Spatial-temporal characteristics of the oceanic bottom mixed layer in the South China Sea

Abstract. The oceanic bottom mixed layer (BML) has an important role in transporting mass, heat, and momentum between the ocean interior and the bottom boundary. However, the spatial-temporal variability of the BML in the South China Sea (SCS) is not well understood. Using historical hydrological data from 2004 to 2018 and observations from two hydrographic moorings in the SCS, it has been found that the BML in the SCS has significant inhomogeneity. In particular, while the BML is relatively thin and stable over the continental shelf and in deep-sea regions, it is thick and unstable over the northern continental slope. The typical thicknesses of the BML on the continental shelf, continental slope, and deep-sea regions are around 30–60 m, 80–120 m, and 10–50 m, respectively. Statistically, the mean, median, and one standard deviation values of BML thickness over the entire SCS are 73 m, 56 m, and 55 m, respectively.

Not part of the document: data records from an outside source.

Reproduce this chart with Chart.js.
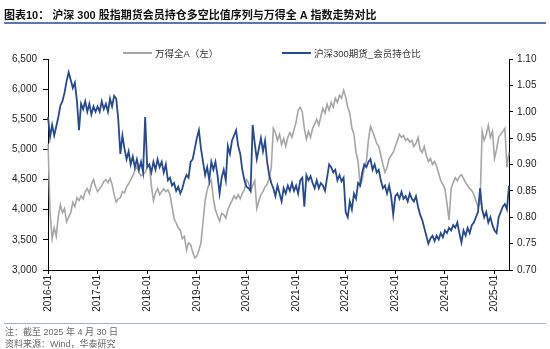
<!DOCTYPE html>
<html>
<head>
<meta charset="utf-8">
<script src="https://cdn.jsdelivr.net/npm/chart.js@4.4.1/dist/chart.umd.min.js"></script>
<style>
  body { margin: 0; width: 550px; height: 349px; background: #fff; position: relative; overflow: hidden;
         font-family: "Liberation Sans", Arial, "Noto Sans CJK SC", sans-serif; }
  #wrap { position: absolute; left: 0; top: 0; width: 550px; height: 349px; }
  .title { position: absolute; left: 4px; top: 6px; font-size: 11px; font-weight: bold; color: #111;
           white-space: nowrap; font-family: "Liberation Sans", "Noto Sans CJK SC", sans-serif; }
  .rule { position: absolute; left: 4px; width: 542px; }
  .legend { position: absolute; top: 46px; font-size: 9.5px; color: #333; white-space: nowrap;
            font-family: "Liberation Sans", "Noto Sans CJK SC", sans-serif; }
  .legend span.line { display: inline-block; width: 29px; height: 2px; vertical-align: middle; margin-right: 3px; position: relative; top: -1px; }
  .note { position: absolute; left: 5px; font-size: 9px; line-height: 11px; color: #666; white-space: nowrap;
          font-family: "Liberation Sans", "Noto Sans CJK SC", sans-serif; }
</style>
</head>
<body>
<div id="wrap"><canvas id="chart"></canvas></div>
<div class="title">图表10： 沪深 300 股指期货会员持仓多空比值序列与万得全 A 指数走势对比</div>
<div class="rule" style="top:22px;height:2px;background:#5a79a6;"></div>
<div class="legend" style="left:123px;"><span class="line" style="background:#a6a6a6;"></span>万得全A（左）</div>
<div class="legend" style="left:282px;"><span class="line" style="background:#27498f;"></span>沪深300期货_会员持仓比</div>
<div class="rule" style="top:323px;height:1px;background:#9fb3cf;"></div>
<div class="note" style="top:327px;">注：截至 2025 年 4 月 30 日</div>
<div class="note" style="top:339px;">资料来源：Wind，华泰研究</div>
<script>
// year ticks shown on the x axis
const tickLabels = ["2016-01", "2017-01", "2018-01", "2019-01", "2020-01",
  "2021-01", "2022-01", "2023-01", "2024-01", "2025-01"]

// half-month sample dates, 2016-01 .. 2025-04
const dates = []
for (let y = 2016; y <= 2025; y++) {
  for (let m = 1; m <= 12; m++) {
    if (y === 2025 && m > 4) break
    const mm = String(m).padStart(2, "0")
    dates.push(`${y}-${mm}-01`, `${y}-${mm}-16`)
  }
}

// 万得全A (left axis)
const windA = [
  5100, 3950, 3520, 3700, 3560, 3900, 4080, 3950, 4020, 3800, 3880, 3950, 4120, 4050, 4200, 4150, 4230, 4180, 4300, 4350, 4270, 4420, 4500, 4380,
  4300, 4350, 4400, 4470, 4500, 4450, 4520, 4420, 4250, 4130, 4180, 4200, 4300, 4280, 4380, 4430, 4500, 4560, 4650, 4720, 4620, 4560, 4580, 4620,
  4700, 4750, 4400, 4150, 4280, 4350, 4250, 4300, 4350, 4300, 4330, 4250, 4050, 3850, 3780, 3700, 3660, 3520, 3560, 3330, 3450, 3420, 3300, 3200,
  3230, 3330, 3450, 3800, 4150, 4330, 4440, 4490, 4180, 4000, 3900, 3810, 3940, 3920, 3860, 4000, 4080, 4150, 4230, 4180, 4250, 4180, 4270, 4330,
  4500, 4450, 4300, 4400, 4480, 4020, 4150, 4250, 4300, 4380, 4420, 4520, 4700, 5350, 5280, 5150, 5250, 5080, 5180, 5050, 5200, 5280, 5200, 5330,
  5450, 5650, 5700, 5620, 5350, 5170, 5300, 5200, 5350, 5420, 5500, 5400, 5550, 5680, 5600, 5750, 5650, 5780, 5700, 5850, 5780, 5900, 5850, 5980,
  5870, 5700, 5600, 5350, 5250, 4950, 4800, 4400, 4500, 4700, 4800, 5150, 5380, 5300, 5200, 5100, 5050, 4900, 4750, 4620, 4700, 4850, 4900, 4950,
  5050, 5150, 5250, 5200, 5230, 5150, 5180, 5120, 5150, 5050, 5100, 5200, 5000, 4950, 5050, 4900, 4800, 4850, 4750, 4800, 4720, 4600, 4480, 4420,
  4350, 4100, 3830, 4350, 4450, 4530, 4480, 4550, 4580, 4520, 4450, 4400, 4350, 4320, 4250, 4150, 4050, 4100, 5300, 5150, 5250, 5400, 5200, 5300,
  4850, 5000, 5200, 5250, 5300, 5350, 4700, 4950,
]

// 沪深300期货_会员持仓比 (right axis)
const holdRatio = [
  0.99, 0.952, 0.975, 0.955, 0.972, 0.99, 1.012, 1.02, 1.036, 1.058, 1.075, 1.06, 1.045, 1.055, 1.02, 0.965, 1.015, 1.005, 1.02, 1.0, 1.015, 0.995, 1.01, 1.0,
  1.01, 1.0, 1.02, 1.005, 1.015, 1.0, 1.025, 1.01, 1.03, 1.025, 0.985, 0.92, 0.955, 0.93, 0.91, 0.925, 0.9, 0.915, 0.895, 0.91, 0.89, 0.905, 0.885, 0.99,
  0.895, 0.9, 0.885, 0.905, 0.89, 0.91, 0.895, 0.905, 0.885, 0.9, 0.87, 0.875, 0.86, 0.865, 0.85, 0.858, 0.845, 0.855, 0.87, 0.88, 0.875, 0.905, 0.91, 0.93,
  0.95, 0.965, 0.93, 0.905, 0.88, 0.895, 0.87, 0.905, 0.89, 0.905, 0.88, 0.845, 0.875, 0.89, 0.87, 0.935, 0.92, 0.945, 0.955, 0.965, 0.935, 0.92, 0.89, 0.87,
  0.858, 0.855, 0.85, 0.975, 0.94, 0.91, 0.93, 0.95, 0.925, 0.945, 0.905, 0.88, 0.865, 0.855, 0.84, 0.86, 0.845, 0.83, 0.855, 0.845, 0.86, 0.85, 0.865, 0.85,
  0.86, 0.845, 0.87, 0.875, 0.82, 0.88, 0.87, 0.878, 0.865, 0.855, 0.87, 0.855, 0.865, 0.86, 0.85, 0.875, 0.9, 0.895, 0.885, 0.89, 0.87, 0.88, 0.868, 0.875,
  0.81, 0.8, 0.83, 0.815, 0.845, 0.835, 0.865, 0.86, 0.885, 0.9, 0.895, 0.905, 0.91, 0.89, 0.9, 0.885, 0.89, 0.87, 0.855, 0.86, 0.845, 0.86, 0.84, 0.805,
  0.84, 0.845, 0.835, 0.848, 0.835, 0.84, 0.83, 0.845, 0.835, 0.83, 0.84, 0.82, 0.805, 0.795, 0.78, 0.765, 0.75, 0.76, 0.765, 0.755, 0.765, 0.758, 0.77, 0.762,
  0.775, 0.77, 0.78, 0.775, 0.785, 0.78, 0.79, 0.77, 0.752, 0.775, 0.765, 0.78, 0.77, 0.785, 0.79, 0.8, 0.81, 0.855, 0.815, 0.8, 0.81, 0.79, 0.8, 0.785,
  0.775, 0.77, 0.8, 0.81, 0.82, 0.825, 0.815, 0.86,
]

const tickFont = { family: "'Liberation Sans', Arial, sans-serif", size: 10 }
const axisColor = "#000"

new Chart(document.getElementById("chart"), {
  type: "line",
  data: {
    labels: dates,
    datasets: [
      {
        label: "万得全A（左）",
        data: windA,
        yAxisID: "y",
        borderColor: "#a6a6a6",
        borderWidth: 1.6,
        pointRadius: 0,
        tension: 0,
        order: 2,
      },
      {
        label: "沪深300期货_会员持仓比",
        data: holdRatio,
        yAxisID: "y1",
        borderColor: "#27498f",
        borderWidth: 1.8,
        pointRadius: 0,
        tension: 0,
        order: 1,
      },
    ],
  },
  options: {
    responsive: true,
    maintainAspectRatio: false,
    animation: false,
    layout: { padding: { top: 59, bottom: 34, left: 0, right: 0 } },
    plugins: { legend: { display: false }, tooltip: { enabled: false } },
    scales: {
      x: {
        offset: false,
        afterBuildTicks: scale => {
          scale.ticks = tickLabels.map(t => ({ value: dates.indexOf(t + "-01") }))
        },
        afterFit: scale => { scale.height = 45 },
        ticks: {
          autoSkip: false,
          minRotation: 90,
          maxRotation: 90,
          padding: 1,
          font: tickFont,
          color: "#222",
          callback: v => dates[v].slice(0, 7),
        },
        grid: { drawOnChartArea: false, drawTicks: true, tickLength: 4, color: axisColor },
        border: { color: axisColor, width: 1 },
      },
      y: {
        position: "left",
        min: 3000,
        max: 6500,
        afterFit: scale => { scale.width = 48 },
        ticks: {
          stepSize: 500,
          padding: 6,
          font: tickFont,
          color: "#222",
          callback: v => v.toLocaleString("en-US"),
        },
        grid: { drawOnChartArea: false, tickLength: 5, color: axisColor },
        border: { color: axisColor, width: 1 },
      },
      y1: {
        position: "right",
        min: 0.7,
        max: 1.1,
        afterFit: scale => { scale.width = 41 },
        ticks: {
          stepSize: 0.05,
          padding: 4,
          font: tickFont,
          color: "#222",
          callback: v => v.toFixed(2),
        },
        grid: { drawOnChartArea: false, tickLength: 4, color: axisColor },
        border: { color: axisColor, width: 1 },
      },
    },
  },
})
</script>
</body>
</html>
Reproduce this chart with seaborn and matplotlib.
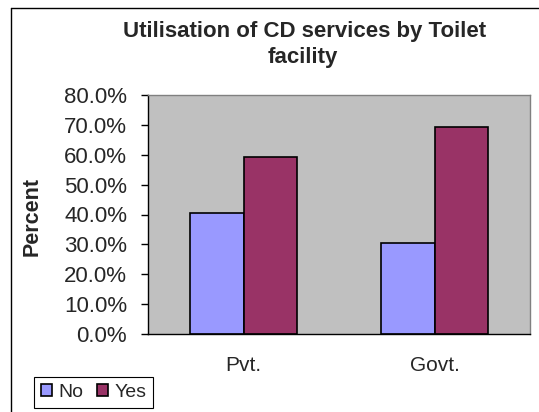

Further analysis reveals that energetic high-frequency dynamic processes, together with steep bottom topography (large slope and roughness), cause strong tidal dissipation and vertical mixing near the bottom over the continental slope, resulting in thicker BMLs there. In contrast, the dynamic processes in the deep ocean are less energetic and low-frequency and the topography is relatively smooth (smaller slope and roughness). Therefore, the tidal dissipation and bottom vertical mixing in the deep-sea regions are weaker, and the BML is relatively thin. These findings may enhance our understanding of the BML dynamics in the SCS and other marginal seas and provide insights that help to improve parameterizations of physical processes in ocean models.